§ Dataset extract:
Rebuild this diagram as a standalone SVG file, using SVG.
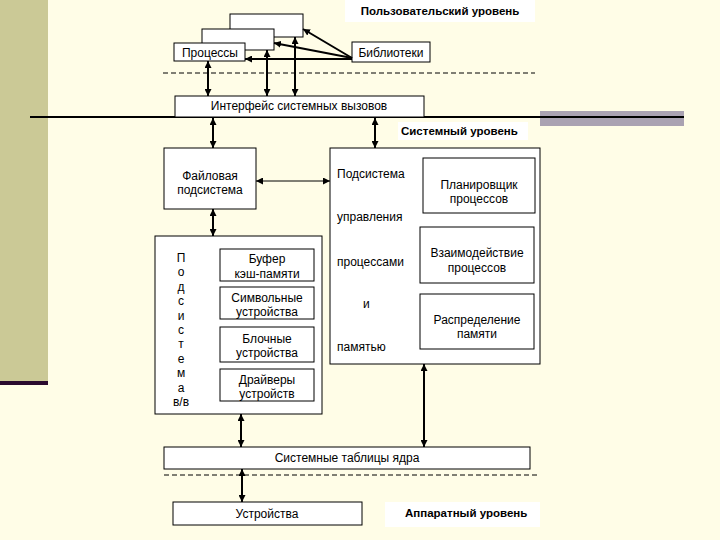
<svg xmlns="http://www.w3.org/2000/svg" width="720" height="540" viewBox="0 0 720 540">
<defs>
<marker id="ah" viewBox="0 0 10 10" refX="10" refY="5" markerWidth="7" markerHeight="7" markerUnits="userSpaceOnUse" orient="auto-start-reverse">
<path d="M0,0 L10,5 L0,10 z" fill="#000"/>
</marker>
<style>
.box{fill:#fff;stroke:#000;stroke-width:1}
.t{font-family:"Liberation Sans",Arial,sans-serif;font-size:12px;fill:#000}
.c{text-anchor:middle}
.b{font-family:"Liberation Sans",Arial,sans-serif;font-size:11.5px;font-weight:bold;fill:#000}
.ln{stroke:#000;stroke-width:2;fill:none}
.thin{stroke:#000;stroke-width:1;fill:none}
.dash{stroke:#000;stroke-width:1;stroke-dasharray:5,3;fill:none}
</style>
</defs>
<rect x="0" y="0" width="720" height="540" fill="#fffde7"/>
<rect x="0" y="0" width="48" height="381" fill="#cbc996"/>
<rect x="0" y="381" width="48" height="4" fill="#2a0a2e"/>
<rect x="540" y="111" width="144" height="15" fill="#aaa2b2"/>

<g id="levels">
<rect x="345" y="0" width="190" height="22" fill="#fff"/>
<text class="b c" x="440" y="15">Пользовательский уровень</text>
<rect x="398" y="122" width="130" height="18" fill="#fff"/>
<text class="b" x="401" y="135">Системный уровень</text>
<rect x="385" y="502" width="155" height="25" fill="#fff"/>
<text class="b" x="405" y="517">Аппаратный уровень</text>
<line class="dash" x1="163" y1="73" x2="535" y2="73"/>
<line class="dash" x1="164" y1="475" x2="540" y2="475"/>
<line x1="30" y1="117" x2="684" y2="117" stroke="#000" stroke-width="2"/>
</g>

<g id="proc-back"><rect class="box" x="230" y="14" width="73" height="23"/></g>
<g id="proc-mid"><rect class="box" x="202" y="29" width="72" height="21"/></g>
<g id="processes"><rect class="box" x="174" y="43" width="71" height="18"/><text class="t c" x="210" y="57">Процессы</text></g>
<g id="libraries"><rect class="box" x="352" y="42" width="78" height="20"/><text class="t c" x="391" y="57">Библиотеки</text></g>
<g id="syscall"><rect class="box" x="175" y="96" width="249" height="21"/><text class="t c" x="299" y="110">Интерфейс системных вызовов</text></g>
<g id="fs"><rect class="box" x="164" y="148" width="92" height="61"/><text class="t c" x="210" y="180">Файловая</text><text class="t c" x="210" y="194">подсистема</text></g>
<g id="procmgmt"><rect class="box" x="330" y="148" width="210" height="216"/>
<text class="t" x="337" y="178">Подсистема</text>
<text class="t" x="337" y="221">управления</text>
<text class="t" x="337" y="266">процессами</text>
<text class="t" x="363" y="308">и</text>
<text class="t" x="337" y="351">памятью</text></g>
<g id="sched"><rect class="box" x="423" y="158" width="112" height="55"/><text class="t c" x="479" y="189">Планировщик</text><text class="t c" x="479" y="203">процессов</text></g>
<g id="ipc"><rect class="box" x="420" y="227" width="114" height="56"/><text class="t c" x="477" y="257">Взаимодействие</text><text class="t c" x="477" y="272">процессов</text></g>
<g id="mem"><rect class="box" x="420" y="294" width="114" height="55"/><text class="t c" x="477" y="324">Распределение</text><text class="t c" x="477" y="338">памяти</text></g>
<g id="io"><rect class="box" x="155" y="236" width="167" height="178"/>
<text class="t c" x="181" y="262">П</text>
<text class="t c" x="181" y="276">о</text>
<text class="t c" x="181" y="291">д</text>
<text class="t c" x="181" y="305">с</text>
<text class="t c" x="181" y="320">и</text>
<text class="t c" x="181" y="334">с</text>
<text class="t c" x="181" y="348">т</text>
<text class="t c" x="181" y="363">е</text>
<text class="t c" x="181" y="377">м</text>
<text class="t c" x="181" y="392">а</text>
<text class="t c" x="181" y="406">в/в</text></g>
<g id="cache"><rect class="box" x="220" y="249" width="94" height="32"/><text class="t c" x="267" y="263">Буфер</text><text class="t c" x="267" y="278">кэш-памяти</text></g>
<g id="char"><rect class="box" x="220" y="287" width="94" height="32"/><text class="t c" x="267" y="302">Символьные</text><text class="t c" x="267" y="316">устройства</text></g>
<g id="block"><rect class="box" x="220" y="327" width="94" height="35"/><text class="t c" x="267" y="343">Блочные</text><text class="t c" x="267" y="357">устройства</text></g>
<g id="drivers"><rect class="box" x="220" y="369" width="94" height="32"/><text class="t c" x="267" y="384">Драйверы</text><text class="t c" x="267" y="398">устройств</text></g>
<g id="tables"><rect class="box" x="164" y="447" width="366" height="22"/><text class="t c" x="347" y="462">Системные таблицы ядра</text></g>
<g id="devices"><rect class="box" x="173" y="502" width="189" height="23"/><text class="t c" x="267" y="518">Устройства</text></g>

<g id="connectors">
<line class="ln" x1="352" y1="58" x2="303" y2="29" marker-end="url(#ah)"/>
<line class="ln" x1="352" y1="58" x2="274" y2="43" marker-end="url(#ah)"/>
<line class="ln" x1="352" y1="59" x2="245" y2="59" marker-end="url(#ah)"/>
<line class="ln" x1="208" y1="61" x2="208" y2="96" marker-start="url(#ah)" marker-end="url(#ah)"/>
<line class="ln" x1="267" y1="50" x2="267" y2="96" marker-start="url(#ah)" marker-end="url(#ah)"/>
<line class="ln" x1="295" y1="37" x2="295" y2="96" marker-start="url(#ah)" marker-end="url(#ah)"/>
<line class="ln" x1="213" y1="118" x2="213" y2="148" marker-start="url(#ah)" marker-end="url(#ah)"/>
<line class="ln" x1="375" y1="118" x2="375" y2="148" marker-start="url(#ah)" marker-end="url(#ah)"/>
<line class="thin" x1="256" y1="181" x2="330" y2="181" marker-start="url(#ah)" marker-end="url(#ah)"/>
<line class="ln" x1="213" y1="209" x2="213" y2="236" marker-start="url(#ah)" marker-end="url(#ah)"/>
<line class="ln" x1="241" y1="414" x2="241" y2="447" marker-start="url(#ah)" marker-end="url(#ah)"/>
<line class="ln" x1="424" y1="364" x2="424" y2="447" marker-start="url(#ah)" marker-end="url(#ah)"/>
<line class="ln" x1="242" y1="469" x2="242" y2="502" marker-start="url(#ah)" marker-end="url(#ah)"/>
</g>
</svg>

§ Requirements: Exactly as written, return every line of the listing, but not the pictures.

§ Task response:
Rebuild this diagram as a standalone SVG file, using SVG.
<svg xmlns="http://www.w3.org/2000/svg" width="720" height="540" viewBox="0 0 720 540">
<defs>
<marker id="ah" viewBox="0 0 10 10" refX="10" refY="5" markerWidth="7" markerHeight="7" markerUnits="userSpaceOnUse" orient="auto-start-reverse">
<path d="M0,0 L10,5 L0,10 z" fill="#000"/>
</marker>
<style>
.box{fill:#fff;stroke:#000;stroke-width:1}
.t{font-family:"Liberation Sans",Arial,sans-serif;font-size:12px;fill:#000}
.c{text-anchor:middle}
.b{font-family:"Liberation Sans",Arial,sans-serif;font-size:11.5px;font-weight:bold;fill:#000}
.ln{stroke:#000;stroke-width:2;fill:none}
.thin{stroke:#000;stroke-width:1;fill:none}
.dash{stroke:#000;stroke-width:1;stroke-dasharray:5,3;fill:none}
</style>
</defs>
<rect x="0" y="0" width="720" height="540" fill="#fffde7"/>
<rect x="0" y="0" width="48" height="381" fill="#cbc996"/>
<rect x="0" y="381" width="48" height="4" fill="#2a0a2e"/>
<rect x="540" y="111" width="144" height="15" fill="#aaa2b2"/>

<g id="levels">
<rect x="345" y="0" width="190" height="22" fill="#fff"/>
<text class="b c" x="440" y="15">Пользовательский уровень</text>
<rect x="398" y="122" width="130" height="18" fill="#fff"/>
<text class="b" x="401" y="135">Системный уровень</text>
<rect x="385" y="502" width="155" height="25" fill="#fff"/>
<text class="b" x="405" y="517">Аппаратный уровень</text>
<line class="dash" x1="163" y1="73" x2="535" y2="73"/>
<line class="dash" x1="164" y1="475" x2="540" y2="475"/>
<line x1="30" y1="117" x2="684" y2="117" stroke="#000" stroke-width="2"/>
</g>

<g id="proc-back"><rect class="box" x="230" y="14" width="73" height="23"/></g>
<g id="proc-mid"><rect class="box" x="202" y="29" width="72" height="21"/></g>
<g id="processes"><rect class="box" x="174" y="43" width="71" height="18"/><text class="t c" x="210" y="57">Процессы</text></g>
<g id="libraries"><rect class="box" x="352" y="42" width="78" height="20"/><text class="t c" x="391" y="57">Библиотеки</text></g>
<g id="syscall"><rect class="box" x="175" y="96" width="249" height="21"/><text class="t c" x="299" y="110">Интерфейс системных вызовов</text></g>
<g id="fs"><rect class="box" x="164" y="148" width="92" height="61"/><text class="t c" x="210" y="180">Файловая</text><text class="t c" x="210" y="194">подсистема</text></g>
<g id="procmgmt"><rect class="box" x="330" y="148" width="210" height="216"/>
<text class="t" x="337" y="178">Подсистема</text>
<text class="t" x="337" y="221">управления</text>
<text class="t" x="337" y="266">процессами</text>
<text class="t" x="363" y="308">и</text>
<text class="t" x="337" y="351">памятью</text></g>
<g id="sched"><rect class="box" x="423" y="158" width="112" height="55"/><text class="t c" x="479" y="189">Планировщик</text><text class="t c" x="479" y="203">процессов</text></g>
<g id="ipc"><rect class="box" x="420" y="227" width="114" height="56"/><text class="t c" x="477" y="257">Взаимодействие</text><text class="t c" x="477" y="272">процессов</text></g>
<g id="mem"><rect class="box" x="420" y="294" width="114" height="55"/><text class="t c" x="477" y="324">Распределение</text><text class="t c" x="477" y="338">памяти</text></g>
<g id="io"><rect class="box" x="155" y="236" width="167" height="178"/>
<text class="t c" x="181" y="262">П</text>
<text class="t c" x="181" y="276">о</text>
<text class="t c" x="181" y="291">д</text>
<text class="t c" x="181" y="305">с</text>
<text class="t c" x="181" y="320">и</text>
<text class="t c" x="181" y="334">с</text>
<text class="t c" x="181" y="348">т</text>
<text class="t c" x="181" y="363">е</text>
<text class="t c" x="181" y="377">м</text>
<text class="t c" x="181" y="392">а</text>
<text class="t c" x="181" y="406">в/в</text></g>
<g id="cache"><rect class="box" x="220" y="249" width="94" height="32"/><text class="t c" x="267" y="263">Буфер</text><text class="t c" x="267" y="278">кэш-памяти</text></g>
<g id="char"><rect class="box" x="220" y="287" width="94" height="32"/><text class="t c" x="267" y="302">Символьные</text><text class="t c" x="267" y="316">устройства</text></g>
<g id="block"><rect class="box" x="220" y="327" width="94" height="35"/><text class="t c" x="267" y="343">Блочные</text><text class="t c" x="267" y="357">устройства</text></g>
<g id="drivers"><rect class="box" x="220" y="369" width="94" height="32"/><text class="t c" x="267" y="384">Драйверы</text><text class="t c" x="267" y="398">устройств</text></g>
<g id="tables"><rect class="box" x="164" y="447" width="366" height="22"/><text class="t c" x="347" y="462">Системные таблицы ядра</text></g>
<g id="devices"><rect class="box" x="173" y="502" width="189" height="23"/><text class="t c" x="267" y="518">Устройства</text></g>

<g id="connectors">
<line class="ln" x1="352" y1="58" x2="303" y2="29" marker-end="url(#ah)"/>
<line class="ln" x1="352" y1="58" x2="274" y2="43" marker-end="url(#ah)"/>
<line class="ln" x1="352" y1="59" x2="245" y2="59" marker-end="url(#ah)"/>
<line class="ln" x1="208" y1="61" x2="208" y2="96" marker-start="url(#ah)" marker-end="url(#ah)"/>
<line class="ln" x1="267" y1="50" x2="267" y2="96" marker-start="url(#ah)" marker-end="url(#ah)"/>
<line class="ln" x1="295" y1="37" x2="295" y2="96" marker-start="url(#ah)" marker-end="url(#ah)"/>
<line class="ln" x1="213" y1="118" x2="213" y2="148" marker-start="url(#ah)" marker-end="url(#ah)"/>
<line class="ln" x1="375" y1="118" x2="375" y2="148" marker-start="url(#ah)" marker-end="url(#ah)"/>
<line class="thin" x1="256" y1="181" x2="330" y2="181" marker-start="url(#ah)" marker-end="url(#ah)"/>
<line class="ln" x1="213" y1="209" x2="213" y2="236" marker-start="url(#ah)" marker-end="url(#ah)"/>
<line class="ln" x1="241" y1="414" x2="241" y2="447" marker-start="url(#ah)" marker-end="url(#ah)"/>
<line class="ln" x1="424" y1="364" x2="424" y2="447" marker-start="url(#ah)" marker-end="url(#ah)"/>
<line class="ln" x1="242" y1="469" x2="242" y2="502" marker-start="url(#ah)" marker-end="url(#ah)"/>
</g>
</svg>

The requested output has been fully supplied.